Immediately labeled the “Venmo killer,” Zelle, a name evoking the gazelle to highlight the service’s speed, will be promptly available to the big banks’ 86 million consumers. Leveraging on large and small banks and names such as Wells Fargo, Bank of America, Citi and Morgan Stanley, Zelle is expected to bring digital payments to the masses. Its platform, which already exists across many of the banks, processed $55 billion in transactions in 2016 and $16 billion in the first quarter of 2017.
“We think that consumers want to move money through their banks. We think that consumers want digital money to be treated as cash,” Peter Tapling, chief revenue officer at Early Warning, told Global Finance. “Picture a scenario where you have two college students walking up to an ATM machine, both with only $5 in their checking account, and they need $200 to buy a train ticket home. If both text their moms and say, ‘Hey mom, I need $200,’ and one mom sends money via Venmo, that money is in the Venmo account, but they can’t buy the train ticket. If the other mom sends money through Zelle, that person … can use their debit card to buy the train ticket immediately.”
Venmo sees things a bit differently. “The common enemy is cash.
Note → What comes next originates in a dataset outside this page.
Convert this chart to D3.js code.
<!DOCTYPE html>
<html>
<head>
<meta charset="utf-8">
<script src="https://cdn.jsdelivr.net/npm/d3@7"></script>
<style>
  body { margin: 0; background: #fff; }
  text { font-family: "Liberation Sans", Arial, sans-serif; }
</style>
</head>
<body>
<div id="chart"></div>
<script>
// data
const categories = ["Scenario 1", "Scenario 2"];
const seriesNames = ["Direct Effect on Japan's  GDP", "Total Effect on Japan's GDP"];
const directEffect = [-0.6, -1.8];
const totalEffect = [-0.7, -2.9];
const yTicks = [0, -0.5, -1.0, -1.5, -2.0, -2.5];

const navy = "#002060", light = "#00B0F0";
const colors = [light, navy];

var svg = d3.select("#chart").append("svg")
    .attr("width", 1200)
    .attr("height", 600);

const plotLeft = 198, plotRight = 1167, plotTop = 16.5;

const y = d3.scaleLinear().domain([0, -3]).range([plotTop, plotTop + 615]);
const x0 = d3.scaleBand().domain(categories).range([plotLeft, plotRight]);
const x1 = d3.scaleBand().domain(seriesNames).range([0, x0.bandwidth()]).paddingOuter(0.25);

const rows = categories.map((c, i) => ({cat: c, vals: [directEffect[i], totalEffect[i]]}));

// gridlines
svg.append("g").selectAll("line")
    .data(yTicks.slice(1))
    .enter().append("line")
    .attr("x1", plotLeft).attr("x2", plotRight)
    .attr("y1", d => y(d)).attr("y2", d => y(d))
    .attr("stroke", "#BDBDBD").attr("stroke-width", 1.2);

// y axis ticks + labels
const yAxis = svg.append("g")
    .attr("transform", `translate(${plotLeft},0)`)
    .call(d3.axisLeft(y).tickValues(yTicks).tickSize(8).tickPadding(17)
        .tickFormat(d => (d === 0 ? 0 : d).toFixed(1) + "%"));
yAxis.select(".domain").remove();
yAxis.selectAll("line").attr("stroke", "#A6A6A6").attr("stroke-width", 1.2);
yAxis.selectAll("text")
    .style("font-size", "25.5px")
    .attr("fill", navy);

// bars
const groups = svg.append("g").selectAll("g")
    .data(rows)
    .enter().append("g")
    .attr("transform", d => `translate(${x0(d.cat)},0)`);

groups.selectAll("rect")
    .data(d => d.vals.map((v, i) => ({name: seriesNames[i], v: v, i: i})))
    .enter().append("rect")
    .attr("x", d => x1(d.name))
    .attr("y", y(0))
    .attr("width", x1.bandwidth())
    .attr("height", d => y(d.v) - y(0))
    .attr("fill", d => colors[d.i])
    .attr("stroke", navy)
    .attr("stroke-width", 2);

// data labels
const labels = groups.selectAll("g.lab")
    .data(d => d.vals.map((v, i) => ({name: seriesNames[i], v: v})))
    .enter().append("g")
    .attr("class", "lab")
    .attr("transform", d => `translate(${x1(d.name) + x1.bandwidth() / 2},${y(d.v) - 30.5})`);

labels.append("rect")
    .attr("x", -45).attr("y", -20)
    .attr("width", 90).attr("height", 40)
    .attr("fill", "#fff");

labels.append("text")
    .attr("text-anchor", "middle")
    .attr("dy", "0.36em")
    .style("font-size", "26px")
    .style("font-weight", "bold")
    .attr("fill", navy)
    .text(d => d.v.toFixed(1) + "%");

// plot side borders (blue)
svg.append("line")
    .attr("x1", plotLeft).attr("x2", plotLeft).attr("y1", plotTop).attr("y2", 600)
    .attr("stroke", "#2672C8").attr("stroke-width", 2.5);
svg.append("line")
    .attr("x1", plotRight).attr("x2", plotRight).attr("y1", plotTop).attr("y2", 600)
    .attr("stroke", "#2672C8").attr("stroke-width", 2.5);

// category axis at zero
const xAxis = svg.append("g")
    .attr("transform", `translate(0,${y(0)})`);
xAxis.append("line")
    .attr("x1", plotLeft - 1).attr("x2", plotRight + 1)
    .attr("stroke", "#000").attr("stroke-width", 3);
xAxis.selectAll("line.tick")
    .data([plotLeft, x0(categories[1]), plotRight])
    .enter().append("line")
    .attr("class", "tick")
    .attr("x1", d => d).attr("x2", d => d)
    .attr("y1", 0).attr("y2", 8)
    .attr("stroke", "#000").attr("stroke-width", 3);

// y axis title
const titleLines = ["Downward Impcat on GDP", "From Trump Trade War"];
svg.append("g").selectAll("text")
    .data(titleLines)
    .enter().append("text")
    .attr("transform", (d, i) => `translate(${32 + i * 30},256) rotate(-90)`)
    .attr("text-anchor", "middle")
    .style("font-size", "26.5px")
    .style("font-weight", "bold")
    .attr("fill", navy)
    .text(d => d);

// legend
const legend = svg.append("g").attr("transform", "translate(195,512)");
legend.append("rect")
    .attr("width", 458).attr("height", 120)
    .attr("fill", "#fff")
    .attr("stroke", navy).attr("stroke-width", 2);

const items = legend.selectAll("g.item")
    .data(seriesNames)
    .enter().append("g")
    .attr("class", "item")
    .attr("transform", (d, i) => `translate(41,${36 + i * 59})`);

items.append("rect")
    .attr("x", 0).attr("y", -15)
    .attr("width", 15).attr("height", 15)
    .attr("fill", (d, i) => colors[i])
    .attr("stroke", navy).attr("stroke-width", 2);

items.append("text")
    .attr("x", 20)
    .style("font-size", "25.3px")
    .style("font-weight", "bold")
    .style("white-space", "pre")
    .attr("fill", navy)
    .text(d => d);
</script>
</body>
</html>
More than 80% of interactions today between friends and family are in cash or checks. There is a great opportunity to bring more consumers to digital payments,” says Josh Criscoe, head of corporate affairs and communications at Venmo.
With Zelle, the access to digital payments would widen to a much larger audience. “Zelle brings person-to-person digital payments to the mainstream. Moving money faster, safer and more conveniently is important to a broad range of customers, not just millennials. Zelle is for the growing number of people who are embracing digital banking and mobile usage,” says Gareth Gaston, executive vice president and head of omnichannel banking at U.S. Bank.
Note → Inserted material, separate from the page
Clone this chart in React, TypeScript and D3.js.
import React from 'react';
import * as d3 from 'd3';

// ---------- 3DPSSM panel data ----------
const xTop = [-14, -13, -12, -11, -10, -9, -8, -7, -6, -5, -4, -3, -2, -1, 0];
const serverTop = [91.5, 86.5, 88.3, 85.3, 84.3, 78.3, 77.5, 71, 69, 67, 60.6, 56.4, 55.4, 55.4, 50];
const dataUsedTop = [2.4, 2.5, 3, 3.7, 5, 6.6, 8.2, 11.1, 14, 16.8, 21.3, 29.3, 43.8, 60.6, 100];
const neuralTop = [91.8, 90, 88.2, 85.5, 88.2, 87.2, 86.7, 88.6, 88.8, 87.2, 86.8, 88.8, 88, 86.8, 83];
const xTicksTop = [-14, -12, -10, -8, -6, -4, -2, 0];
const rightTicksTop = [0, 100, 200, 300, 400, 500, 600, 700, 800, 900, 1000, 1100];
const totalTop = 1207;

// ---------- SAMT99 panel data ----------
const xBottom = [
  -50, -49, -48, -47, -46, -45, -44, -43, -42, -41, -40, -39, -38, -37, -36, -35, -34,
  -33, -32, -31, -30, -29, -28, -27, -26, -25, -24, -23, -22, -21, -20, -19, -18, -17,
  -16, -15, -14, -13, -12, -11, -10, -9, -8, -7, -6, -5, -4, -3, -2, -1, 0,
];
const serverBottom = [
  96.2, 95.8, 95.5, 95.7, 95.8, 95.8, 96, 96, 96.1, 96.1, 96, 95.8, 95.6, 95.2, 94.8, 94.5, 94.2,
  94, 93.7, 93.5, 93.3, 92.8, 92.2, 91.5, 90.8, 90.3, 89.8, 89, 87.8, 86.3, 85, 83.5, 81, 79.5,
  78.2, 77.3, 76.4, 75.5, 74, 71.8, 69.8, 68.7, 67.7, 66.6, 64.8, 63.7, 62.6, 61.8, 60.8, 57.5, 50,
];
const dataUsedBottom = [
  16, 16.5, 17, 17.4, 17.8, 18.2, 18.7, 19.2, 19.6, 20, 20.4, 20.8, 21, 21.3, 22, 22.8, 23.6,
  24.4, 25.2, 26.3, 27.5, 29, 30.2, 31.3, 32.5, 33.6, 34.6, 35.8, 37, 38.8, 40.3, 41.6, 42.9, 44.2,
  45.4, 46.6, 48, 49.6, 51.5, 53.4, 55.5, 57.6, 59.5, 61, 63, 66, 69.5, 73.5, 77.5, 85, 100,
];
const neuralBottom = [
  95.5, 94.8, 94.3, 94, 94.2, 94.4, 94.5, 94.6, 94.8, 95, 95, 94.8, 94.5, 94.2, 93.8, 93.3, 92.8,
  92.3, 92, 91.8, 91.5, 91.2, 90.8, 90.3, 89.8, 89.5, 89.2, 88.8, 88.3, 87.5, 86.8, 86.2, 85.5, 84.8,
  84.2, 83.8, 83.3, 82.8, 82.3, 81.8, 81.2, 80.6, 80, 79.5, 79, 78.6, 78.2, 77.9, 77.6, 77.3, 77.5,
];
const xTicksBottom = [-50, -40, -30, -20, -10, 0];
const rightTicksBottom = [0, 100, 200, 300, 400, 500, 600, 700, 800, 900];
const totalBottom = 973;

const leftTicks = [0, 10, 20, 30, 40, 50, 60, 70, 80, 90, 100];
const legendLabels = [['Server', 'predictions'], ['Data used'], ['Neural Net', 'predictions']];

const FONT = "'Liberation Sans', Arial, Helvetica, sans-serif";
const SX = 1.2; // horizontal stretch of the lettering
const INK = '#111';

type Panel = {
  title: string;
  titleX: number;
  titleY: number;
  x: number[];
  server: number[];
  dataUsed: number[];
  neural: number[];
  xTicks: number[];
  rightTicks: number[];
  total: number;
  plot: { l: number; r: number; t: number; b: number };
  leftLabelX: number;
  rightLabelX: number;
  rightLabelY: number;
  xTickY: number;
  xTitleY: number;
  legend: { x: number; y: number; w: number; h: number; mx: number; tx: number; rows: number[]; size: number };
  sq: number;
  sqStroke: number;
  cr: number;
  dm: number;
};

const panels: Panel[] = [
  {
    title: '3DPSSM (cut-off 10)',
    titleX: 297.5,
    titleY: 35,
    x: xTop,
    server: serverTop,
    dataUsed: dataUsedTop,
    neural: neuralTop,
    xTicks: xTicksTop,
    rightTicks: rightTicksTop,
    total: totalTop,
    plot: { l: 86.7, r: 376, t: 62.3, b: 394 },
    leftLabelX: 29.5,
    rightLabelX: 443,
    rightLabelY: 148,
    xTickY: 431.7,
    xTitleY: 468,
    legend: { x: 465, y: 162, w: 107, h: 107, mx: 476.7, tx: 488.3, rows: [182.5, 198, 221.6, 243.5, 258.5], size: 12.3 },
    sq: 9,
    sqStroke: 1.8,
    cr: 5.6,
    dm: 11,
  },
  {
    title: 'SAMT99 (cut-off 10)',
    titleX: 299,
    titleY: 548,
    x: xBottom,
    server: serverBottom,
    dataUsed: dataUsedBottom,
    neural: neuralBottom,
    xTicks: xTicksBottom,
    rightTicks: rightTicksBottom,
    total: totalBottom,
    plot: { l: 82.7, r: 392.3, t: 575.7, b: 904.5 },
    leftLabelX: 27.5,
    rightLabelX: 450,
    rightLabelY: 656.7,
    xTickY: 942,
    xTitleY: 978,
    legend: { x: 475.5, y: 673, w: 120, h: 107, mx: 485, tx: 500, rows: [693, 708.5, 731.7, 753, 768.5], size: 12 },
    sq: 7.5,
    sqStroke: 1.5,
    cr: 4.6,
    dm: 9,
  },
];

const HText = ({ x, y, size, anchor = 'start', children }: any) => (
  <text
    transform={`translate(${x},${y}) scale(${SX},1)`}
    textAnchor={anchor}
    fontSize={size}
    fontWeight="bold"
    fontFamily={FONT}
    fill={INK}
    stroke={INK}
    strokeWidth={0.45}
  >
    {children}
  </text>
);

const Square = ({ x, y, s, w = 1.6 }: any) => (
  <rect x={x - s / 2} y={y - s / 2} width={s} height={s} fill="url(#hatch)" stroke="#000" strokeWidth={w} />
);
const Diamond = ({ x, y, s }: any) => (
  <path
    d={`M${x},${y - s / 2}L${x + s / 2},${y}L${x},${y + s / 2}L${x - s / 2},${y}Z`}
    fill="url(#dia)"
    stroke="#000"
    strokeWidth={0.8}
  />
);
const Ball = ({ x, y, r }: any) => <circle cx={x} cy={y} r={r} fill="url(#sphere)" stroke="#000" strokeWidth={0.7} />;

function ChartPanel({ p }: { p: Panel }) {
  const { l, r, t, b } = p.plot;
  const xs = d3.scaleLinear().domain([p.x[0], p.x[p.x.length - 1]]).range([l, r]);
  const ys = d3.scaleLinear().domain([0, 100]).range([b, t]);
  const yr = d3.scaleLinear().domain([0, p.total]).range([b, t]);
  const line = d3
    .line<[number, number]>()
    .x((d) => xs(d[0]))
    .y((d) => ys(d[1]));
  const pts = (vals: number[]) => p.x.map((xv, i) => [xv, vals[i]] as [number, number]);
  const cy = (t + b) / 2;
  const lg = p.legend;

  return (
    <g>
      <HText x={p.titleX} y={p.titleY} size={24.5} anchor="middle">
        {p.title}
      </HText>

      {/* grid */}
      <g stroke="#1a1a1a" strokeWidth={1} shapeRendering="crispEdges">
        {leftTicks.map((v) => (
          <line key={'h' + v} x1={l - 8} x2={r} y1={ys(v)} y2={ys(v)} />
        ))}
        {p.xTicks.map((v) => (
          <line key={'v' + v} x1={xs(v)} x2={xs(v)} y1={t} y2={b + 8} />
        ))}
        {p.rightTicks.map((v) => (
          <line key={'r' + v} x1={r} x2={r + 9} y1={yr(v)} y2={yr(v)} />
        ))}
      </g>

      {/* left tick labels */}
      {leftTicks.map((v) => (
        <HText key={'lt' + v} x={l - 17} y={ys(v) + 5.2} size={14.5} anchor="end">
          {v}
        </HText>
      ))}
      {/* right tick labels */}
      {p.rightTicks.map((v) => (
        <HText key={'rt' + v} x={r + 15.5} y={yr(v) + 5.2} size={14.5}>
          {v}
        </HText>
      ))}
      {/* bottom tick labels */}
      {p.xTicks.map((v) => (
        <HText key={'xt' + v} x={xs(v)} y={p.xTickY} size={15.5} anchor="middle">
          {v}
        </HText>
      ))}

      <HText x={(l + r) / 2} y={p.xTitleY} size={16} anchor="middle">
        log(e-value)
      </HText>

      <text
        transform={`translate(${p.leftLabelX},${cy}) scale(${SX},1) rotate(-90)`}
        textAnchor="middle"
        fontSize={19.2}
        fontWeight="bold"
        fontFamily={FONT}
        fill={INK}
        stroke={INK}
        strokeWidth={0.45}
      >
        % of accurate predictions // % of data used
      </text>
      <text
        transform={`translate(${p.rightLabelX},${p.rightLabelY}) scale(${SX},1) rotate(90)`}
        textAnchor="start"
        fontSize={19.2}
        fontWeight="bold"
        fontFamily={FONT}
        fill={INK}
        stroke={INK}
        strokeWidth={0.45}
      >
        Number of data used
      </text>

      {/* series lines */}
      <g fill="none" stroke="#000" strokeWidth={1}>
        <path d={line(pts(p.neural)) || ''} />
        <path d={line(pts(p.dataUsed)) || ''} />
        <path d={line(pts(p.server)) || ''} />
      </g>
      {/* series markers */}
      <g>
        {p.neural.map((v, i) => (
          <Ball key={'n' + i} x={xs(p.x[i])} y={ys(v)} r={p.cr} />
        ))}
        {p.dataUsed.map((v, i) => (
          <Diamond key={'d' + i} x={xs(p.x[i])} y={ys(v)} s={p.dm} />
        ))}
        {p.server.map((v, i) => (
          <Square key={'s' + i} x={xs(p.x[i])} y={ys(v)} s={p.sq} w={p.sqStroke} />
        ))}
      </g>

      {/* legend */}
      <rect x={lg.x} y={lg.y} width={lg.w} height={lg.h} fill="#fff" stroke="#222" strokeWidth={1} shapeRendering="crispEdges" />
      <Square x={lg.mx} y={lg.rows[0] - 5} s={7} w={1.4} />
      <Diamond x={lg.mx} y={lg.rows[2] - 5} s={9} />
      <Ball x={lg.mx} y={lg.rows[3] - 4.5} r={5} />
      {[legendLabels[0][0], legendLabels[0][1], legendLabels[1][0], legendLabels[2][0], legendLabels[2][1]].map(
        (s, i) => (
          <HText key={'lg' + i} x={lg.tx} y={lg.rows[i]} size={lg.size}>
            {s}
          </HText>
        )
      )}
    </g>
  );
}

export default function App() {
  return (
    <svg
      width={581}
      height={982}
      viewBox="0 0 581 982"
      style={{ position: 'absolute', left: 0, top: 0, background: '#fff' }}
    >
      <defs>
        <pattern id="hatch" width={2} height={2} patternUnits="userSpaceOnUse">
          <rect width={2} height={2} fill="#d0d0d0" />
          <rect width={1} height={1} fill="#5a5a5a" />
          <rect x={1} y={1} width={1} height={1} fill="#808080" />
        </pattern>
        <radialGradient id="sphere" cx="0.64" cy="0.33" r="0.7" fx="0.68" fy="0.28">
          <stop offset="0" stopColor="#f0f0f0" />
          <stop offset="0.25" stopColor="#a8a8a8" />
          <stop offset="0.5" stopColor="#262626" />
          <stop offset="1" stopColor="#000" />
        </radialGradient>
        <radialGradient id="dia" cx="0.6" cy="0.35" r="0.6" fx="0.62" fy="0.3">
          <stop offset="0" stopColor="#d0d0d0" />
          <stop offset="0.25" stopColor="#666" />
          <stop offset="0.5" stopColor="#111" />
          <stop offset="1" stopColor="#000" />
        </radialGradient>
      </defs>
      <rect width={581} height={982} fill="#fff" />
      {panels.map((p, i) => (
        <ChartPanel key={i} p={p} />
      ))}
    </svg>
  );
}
In the US, cash remains king for small peer-to-peer transactions: In 2016, out of a total of more than $1.2 trillion, only $147 billion, or around 12%, occurred in digital format, according to research and advisory firm AITE Group. With Zelle, things could start becoming more dynamic, says Talie Baker, an analyst at AITE Group who published two reports in 2016 on digital payments.
She says she is enthusiastic about Zelle because it should make digital payments mainstream. “It is going to make digital person-to-person payments more understandable to the masses of people who use mobile banking applications right now. I personally do not even know anymore where a check is in my house … so I am excited for everyone to know what Zelle is, so I can send electronic payments to them and not have to worry about carrying cash or checks or that stuff,” Baker says. Digital payments will be much easier than finding the checkbook at the bottom of a drawer or going to the ATM. She projects that by 2020, digital payments in the US will reach $316 billion.
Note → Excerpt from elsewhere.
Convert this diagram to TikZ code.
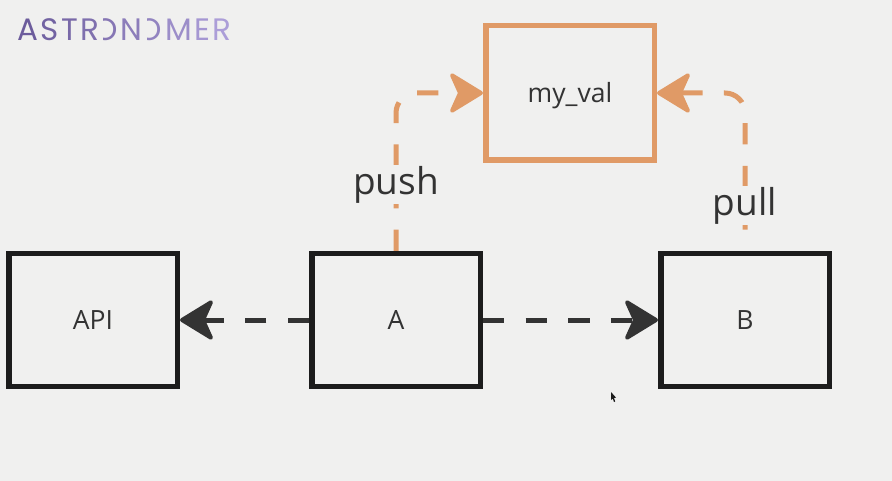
\documentclass[tikz,border=0pt]{standalone}
\usepackage{fontspec}
\setmainfont{Open Sans}
\newfontfamily\logofont{Poppins}
\usetikzlibrary{arrows.meta}
\definecolor{bgcolor}{RGB}{240,240,239}
\definecolor{boxcolor}{RGB}{28,28,28}
\definecolor{linkcolor}{RGB}{51,51,51}
\definecolor{xcomcolor}{RGB}{224,154,102}
\definecolor{logolow}{RGB}{108,92,156}
\definecolor{logohigh}{RGB}{172,158,216}
\newcommand{\logochar}[2]{\textcolor{logohigh!#1!logolow}{#2}\kern2.4pt}
\tikzset{
    logotext/.style={anchor=base west, inner sep=0pt, font=\logofont\fontsize{31}{31}\selectfont},
    taskbox/.style={draw=boxcolor, line width=5.5pt, minimum width=168.5pt, minimum height=132.5pt, text=linkcolor, font=\fontsize{26.5}{30}\selectfont},
    valbox/.style={taskbox, draw=xcomcolor, minimum height=134.5pt},
    link/.style={draw=linkcolor, line width=5pt, dash pattern=on 21.3pt off 21.3pt, -{Stealth[length=37pt, width=45pt, inset=10pt, line width=4pt, round]}},
    xcomlink/.style={link, draw=xcomcolor, rounded corners=20pt},
    xcomlabel/.style={fill=bgcolor, text=linkcolor, inner sep=1pt, font=\fontsize{37}{44}\selectfont}
}

\begin{document}
\begin{tikzpicture}[x=1pt, y=-1pt]
    \fill[bgcolor] (0,0) rectangle (892,481);

    % Logo
    \node[logotext] (logoa) at (17,41) {\logochar{0}{A}\logochar{10}{S}\logochar{20}{T}\logochar{30}{R}};
    \begin{scope}
        \clip (103,15) rectangle (122,45);
        \node[logotext, text=logohigh!40!logolow] (logob) at (93,41) {O};
    \end{scope}
    \node[logotext] (logoc) at (120,41) {\logochar{50}{N}};
    \begin{scope}
        \clip (147,15) rectangle (166,45);
        \node[logotext, text=logohigh!60!logolow] (logod) at (137,41) {O};
    \end{scope}
    \node[logotext] (logoe) at (165,41) {\logochar{75}{M}\logochar{90}{E}\logochar{100}{R}};

    % Tasks
    \node[taskbox] (api) at (93,320) {API};
    \node[taskbox] (a) at (396,320) {A};
    \node[taskbox] (b) at (745,320) {B};
    \node[valbox] (myval) at (570,93) {\raisebox{-9.5pt}[0pt][0pt]{my\_val}};

    % Dependencies
    \draw[link] (a.west) -- (api.east);
    \draw[link] (a.east) -- (b.west);

    % XCom
    \draw[xcomlink] (a.north) |- (myval.west);
    \draw[xcomlink, dash phase=21.3pt] (b.north) |- (myval.east);
    \node[xcomlabel] (push) at (396,185) {push};
    \node[xcomlabel] (pull) at (745,206) {pull};

    % Mouse pointer
    \fill[boxcolor] (611,392) -- (611,400) -- (612.8,398.6) -- (614,402) -- (615.2,401.4) -- (614,398) -- (616,397.6) -- cycle;
\end{tikzpicture}
\end{document}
After having reviewed 11 players in the digital payments space, such as Circle, Square, PayPal and Google Wallet, Baker says that the market is so big that there is ample room for newcomers. “The market has space for several players so that there is not going to be one dominant player. I do not think that PayPal or Venmo are going away. I hope that Zelle becomes the strongest product and I think that there is a chance of that happening,” but other players will remain. “Facebook has a good chance of expanding the peer-to-peer application.”
With Zelle, digital payments will likely become more common. The next step will be, eventually, to see digital payments become more international. Outside the US there are nearly 20 different digital payments systems, such as Paym in the United Kingdom or Interac etransfer in Canada, some more developed than others. All of them are domestic networks.